The trade groups requested that HUD postpone the implementation date of the entire RESPA rule and take the following steps to achieve effective implementation of the rule:

  • Finish resolving all of the issues described in the letter.

  • After resolution of all of the issues, providing the industry with a reasonable implementation period before compliance becomes mandatory.

  • Notifying the public that beginning on Jan. 1, 2010, and through the implementation period, the use of the new or old forms of GFE and HUD-1 will not constitute a violation of RESPA.

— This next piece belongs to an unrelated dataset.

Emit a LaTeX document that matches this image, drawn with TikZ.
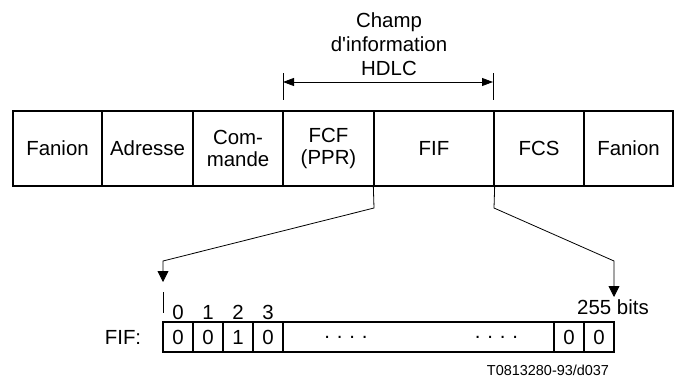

HUD was unmoved by the request and advised that it is “aware that industry needs sound guidance to assure prompt and efficient implementation of new systems and training of employees. That is why the rule provided a period of 14 months for implementation.”

The housing agency did not directly respond to the assertion of the trade groups that HUD guidance came far too late during the implementation guidance, and that the guidance conflicts with the final RESPA rule and will produce unintended consequences. If there is to be a delay of the RESPA rule, it appears it will not occur without the involvement of one or both of the other branches of the federal government.

In fact, an expanded number of trade groups sent a joint letter dated October 14 to the House Financial Services Committee regarding H.R. 3126, which includes the Consumer Financial Protection Agency. The groups support an amendment to H.R. 3126 that would require HUD to delay implementation of the rule and coordinate its regulatory efforts with those of the Federal Reserve Board.

Those trade groups are the American Bankers Association, Consumer Bankers Association, Consumer Mortgage Coalition, Financial Services Roundtable, Housing Policy Council, Mortgage Bankers Association, National Association of Federal Credit Unions, National Association of Mortgage Brokers and Real Estate Services Providers Council.